講義2 平成27年度3回目

2015年6月17日。

熱力学第一法則。しかし、これはエネルギー保存則に過ぎない! 公理的熱力学の立場からは、内部エネルギーは新しい状態量であるが、 第2回でも述べたように、材料の物性を予測したり解析したりする立場からは、その立場はとらない。

最初は、状態量の性質から。当たり前だけれどもと前置きして、Z=f(X,Y)が状態量ならば、その差ZB-ZA=f(XB,YB)-f(XA,YA)は、始点Aと終点Bのみにより、その間の経路には依存しない、ということを説明。経路に沿った積分を定義した後に、「経路に依存する性質のものが存在する」と。具体的な例は、よく知っている摩擦のある場合の仕事と、紹介。

次に、仕事と熱の説明。教科書の説明ではなく・・・仕事も熱もエネルギーの移動の形態である。力学における仕事=力×変位を拡張した形に書けるのが熱力学における仕事。そのような表現ができないものが熱だ、と説明。当然、d'w=-PdVは説明(準静的過程の説明のところで、ここのPは外圧であって、教科書ではPeとなっている、と補足)。熱に関しては、温度は運動エネルギーであるという、気体分子運動論のところを思い出して下さい、と言って。熱を加えてランダムな熱運動を大きくするときに、加えたエネルギーを拡張された力×拡張された変位の形に書けないと説明。

熱力学第一法則は力学的エネルギー保存則の拡張として理解できる、というのが私の流儀。N粒子からなる系について、運動エネルギー+ポテンシャルエネルギー=一定かからスタート。まずは、運動エネルギーを重心の速度と重心に相対的な各粒子の速度を用いて書き換える。ポテンシャルエネルギーについても、内部自由度からの寄与と外力の寄与に分解。例として、重力エネルギーを取り上げ、N粒子に渡る重力エネルギーの和が重心に全質量が集中しているとした場合の重心の重力エネルギーとして表現できることを挙げる。微視的な力学的エネルギー保存則が、重心に関するものと内部自由度からの寄与に分けられたわけである。ここで、電車の中で熱力学の実験を行なうのと、実験室で行なうのと差がありますか?と問い掛け。これにより、熱力学的な扱いを行なうにあたっては、重心に関するエネルギー保存則を分離でできる、と。運動エネルギー+ポテンシャルエネルギーにおいて、内部自由度から寄与が内部エネルギーだと。後は端折って、d'w+d'q=dU。
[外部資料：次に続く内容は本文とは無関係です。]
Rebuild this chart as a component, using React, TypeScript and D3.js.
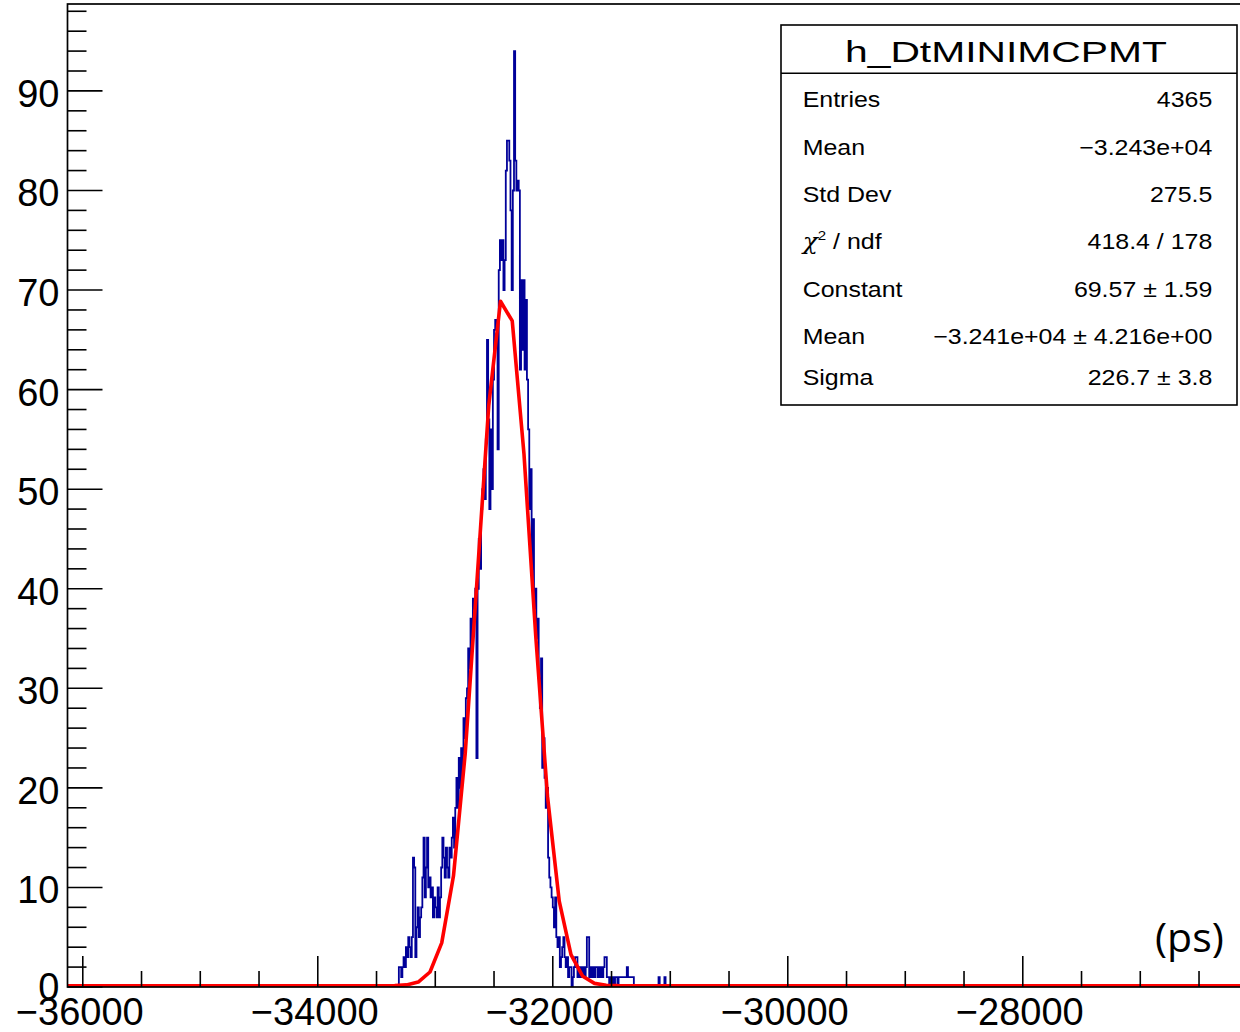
import React, { useEffect } from 'react';
import * as d3 from 'd3';

// ---------- data ----------
const binStart = -33310; // left edge of first listed bin (ps)
const binWidth = 10; // ps
const counts: number[] = [
  2, 2, 1, 2, 3, 2, 4, 3, 5, 4, 3, 5,
  13, 12, 3, 6, 8, 5, 7,
  8, 11, 15, 9, 12, 15, 10,
  11, 9, 10,
  7, 9, 8, 7,
  10, 7, 9, 12,
  15, 13,
  11, 14, 12, 11, 14, 13,
  15, 17, 14, 18,
  21, 18, 23,
  20, 24, 22, 27, 25, 29, 30,
  34, 32, 37, 34, 39, 38,
  40, 23,
  40, 45, 42,
  48,
  50, 52, 49,
  55,
  65,
  57, 48, 56, 50,
  61, 66,
  67, 66,
  54,
  72,
  75, 73, 75, 70, 73,
  82,
  85, 85, 83,
  78, 70,
  80,
  94,
  83, 80, 81, 80,
  62, 71, 64, 71, 62, 69, 61,
  56, 48, 52, 42, 47, 38, 40, 35,
  37, 31, 28, 33,
  22, 25,
  21, 18, 20,
  13, 11, 10, 9,
  8, 6, 9, 5,
  4, 5, 2,
  3, 4, 5, 3, 2,
  3, 1, 2,
  2, 0, 1, 2,
  3, 3,
  1, 2, 1, 2, 1, 2, 1,
  2, 5, 5,
  1, 2, 1, 2,
  1, 2, 2, 1, 2, 1, 2,
  1, 2, 3, 3, 1,
  1, 0, 1, 0,
  1, 0, 1, 1, 0, 1, 1, 1, 1, 1, 1, 1, 2, 1, 1, 1, 1, 1,
  0, 0, 0, 0, 0, 0, 0, 0, 0, 0, 0, 0, 0, 0, 0, 0, 0, 0, 0, 0, 0,
  1,
  0, 0, 0, 0,
  1,
];

// Gaussian fit parameters (from stats box)
const fitConstant = 69.57;
const fitMean = -32410;
const fitSigma = 226.7;
const fitGridStart = -36145;
const fitStep = 100;

const xDomain = [-36130, -26130];
const yDomain = [0, 98.73];

const xTickValues = [-36000, -34000, -32000, -30000, -28000];
const xTickLabels = ['\u221236000', '\u221234000', '\u221232000', '\u221230000', '\u221228000'];
const yTickValues = [0, 10, 20, 30, 40, 50, 60, 70, 80, 90];
const yTickLabels = ['0', '10', '20', '30', '40', '50', '60', '70', '80', '90'];

const statsTitle = 'h_DtMINIMCPMT';
const statsLabels = ['Entries', 'Mean', 'Std Dev', 'CHI', 'Constant', 'Mean', 'Sigma'];
const statsValues = [
  '4365',
  '\u22123.243e+04',
  '275.5',
  '418.4 / 178',
  '69.57 \u00b1 1.59',
  '\u22123.241e+04 \u00b1 4.216e+00',
  '226.7 \u00b1 3.8',
];
const unitLabel = '(ps)';

// ---------- layout ----------
const W = 1240;
const H = 1032;
const frameL = 67.5;
const frameT = 4;
const frameB = 987;
const pxPerPs = 0.1175;
const frameR = frameL + (xDomain[1] - xDomain[0]) * pxPerPs;

const FONT = '"Liberation Sans", Arial, Helvetica, sans-serif';

export default function App() {
  useEffect(() => {
    document.body.style.margin = '0';
  }, []);

  const x = d3.scaleLinear().domain(xDomain).range([frameL, frameR]);
  const y = d3.scaleLinear().domain(yDomain).range([frameB, frameT]);

  // histogram outline
  const histPts: [number, number][] = [[binStart, 0]];
  counts.forEach((c, i) => histPts.push([binStart + i * binWidth, c]));
  histPts.push([binStart + counts.length * binWidth, 0]);
  const histLine = d3
    .line<[number, number]>()
    .x((d) => x(d[0]))
    .y((d) => y(d[1]))
    .curve(d3.curveStepAfter);

  // fit function polyline
  const fitPts: [number, number][] = [];
  for (let v = fitGridStart; v <= xDomain[1] + fitStep; v += fitStep) {
    const z = (v - fitMean) / fitSigma;
    fitPts.push([v, fitConstant * Math.exp(-0.5 * z * z)]);
  }
  const fitLine = d3
    .line<[number, number]>()
    .x((d) => x(d[0]))
    .y((d) => y(d[1]));

  // ticks
  const xMinor = d3.range(-36000, xDomain[1], 500);
  const yMinor = d3.range(0, yDomain[1], 2);

  const boxL = 781;
  const boxR = 1237;
  const boxT = 25;
  const boxB = 405;
  const rowBase = [107, 154.5, 201.5, 248.5, 296.5, 343.5, 385];
  const sx = 1.16;

  return (
    <svg
      width={W}
      height={H}
      viewBox={`0 0 ${W} ${H}`}
      style={{ position: 'absolute', left: 0, top: 0, background: '#fff', display: 'block' }}
    >
      <defs>
        <clipPath id="frameClip">
          <rect x={frameL} y={frameT} width={frameR - frameL} height={frameB - frameT} />
        </clipPath>
      </defs>
      <rect x={0} y={0} width={W} height={H} fill="#fff" />

      <g clipPath="url(#frameClip)">
        <path d={histLine(histPts) || ''} fill="none" stroke="#000099" strokeWidth={1.8} />
        <g transform="translate(0,-1.3)">
          <path d={fitLine(fitPts) || ''} fill="none" stroke="#ff0000" strokeWidth={3.6} strokeLinejoin="round" />
        </g>
      </g>

      {/* frame */}
      <rect x={frameL} y={frameT} width={frameR - frameL} height={frameB - frameT} fill="none" stroke="#000" strokeWidth={1.7} />

      {/* x ticks */}
      {xMinor.map((v) => {
        const major = xTickValues.includes(v);
        return (
          <line key={'xt' + v} x1={x(v)} x2={x(v)} y1={frameB} y2={frameB - (major ? 31 : 16)} stroke="#000" strokeWidth={1.6} />
        );
      })}
      {/* y ticks */}
      {yMinor.map((v) => {
        const major = v % 10 === 0;
        return (
          <line key={'yt' + v} x1={frameL} x2={frameL + (major ? 35 : 19)} y1={y(v)} y2={y(v)} stroke="#000" strokeWidth={1.6} />
        );
      })}

      {/* x labels */}
      {xTickValues.map((v, i) => (
        <text key={'xl' + v} x={x(v) - 3} y={1025} textAnchor="middle" fontFamily={FONT} fontSize={38} fill="#000">
          {xTickLabels[i]}
        </text>
      ))}
      {/* y labels */}
      {yTickValues.map((v, i) => (
        <text key={'yl' + v} x={59.5} y={y(v) + (v === 0 ? 13 : 16)} textAnchor="end" fontFamily={FONT} fontSize={38} fill="#000">
          {yTickLabels[i]}
        </text>
      ))}

      {/* stats box */}
      <rect x={boxL} y={boxT} width={boxR - boxL} height={boxB - boxT} fill="#fff" stroke="#000" strokeWidth={1.6} />
      <line x1={boxL} x2={boxR} y1={73.3} y2={73.3} stroke="#000" strokeWidth={1.6} />
      <text x={1006} y={61.7} textAnchor="middle" fontFamily={FONT} fontSize={29} textLength={322} lengthAdjust="spacingAndGlyphs" fill="#000">
        {statsTitle}
      </text>
      {statsLabels.map((lab, i) => (
        <g key={'sl' + i} transform={`translate(802.7,${rowBase[i]}) scale(${sx},1)`}>
          <text x={0} y={0} fontFamily={FONT} fontSize={21.5} fill="#000">
            {lab === 'CHI' ? (
              <>
                <tspan fontFamily='"DejaVu Serif", serif' fontStyle="italic">χ</tspan>
                <tspan fontSize={13} dy={-9}>2</tspan>
                <tspan dy={9}> / ndf</tspan>
              </>
            ) : (
              lab
            )}
          </text>
        </g>
      ))}
      {statsValues.map((val, i) => (
        <g key={'sv' + i} transform={`translate(1212.3,${rowBase[i]}) scale(${sx},1)`}>
          <text x={0} y={0} textAnchor="end" fontFamily={FONT} fontSize={21.5} fill="#000">
            {val}
          </text>
        </g>
      ))}

      {/* unit annotation */}
      <text x={1155} y={952} fontFamily='"Open Sans", Lato, sans-serif' fontSize={41} fill="#000">
        {unitLabel}
      </text>
    </svg>
  );
}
準静的過程の説明は、教科書に描いてある、ピストンの付いた容器に入った気体を考え、ピストンの上に重りを加えて行く話から入る。そこで、最初の状態は十分時間が経てば平衡になるが、重りを加えた瞬間に気体中に流れが生じて、非平衡となり、圧力は定義できないと説明(そこで、上の外圧の補足)。d'w=-PdVのPを気体の圧力として、気体の状態方程式を使って仕事の計算を行なう場合は、気体を平衡に保つ必要がある。変化の途中でも平衡状態が保たれるようなゆっくりした変化を準静的変化と言う、と説明。そして、重りを加える例で分かるように、加える重りの重さを無限小にしたら、加える回数は無限大になってしまうので、実現不可能な過程です、補足。そして、d'w=-PdVは静水圧による仕事と言って、頻出するものです、と。

最後に熱容量とエンタルピーについて話して終わり。d'w+d'q=dUにd'w=-PdVを代入して変形をし、d'q=dU+PdV。ここで、温度をΔT上げるのにΔqの熱が必要だとして、熱容量をC過程=(Δq/ΔT)過程で定義します。熱は過程に依存しますので、サブスクリプトの過程を付けました。ΔT→0とすると、C過程=(d'q/dT)過程となります。定積過程(dV=0)では、d'q=dU+PdVからCV=(∂U/∂T)V(一定に保つ変数をサブスクリプトで表します)。定圧過程(P=一定)では、エンタルピーH=V+PVを定義すると、(P=一定だから)CP=(∂H/∂T)Pとなります。

3分くらい時間をオーバーしてしまった。

午前中は会議だったので、前回の終わりに気液臨界点を含む相図の載っているページを紹介し行ったことを忘れてしまっていた。理想気体についてd'w=-PdVを積分しなかったのは、次回に「熱力学は、微分ばっか」って印象でしょう。例外は、1/xの積分がln xになること、ってのをやる積りだから。

尚、2014年6月17日(火)は、大学病院を退院になった日である。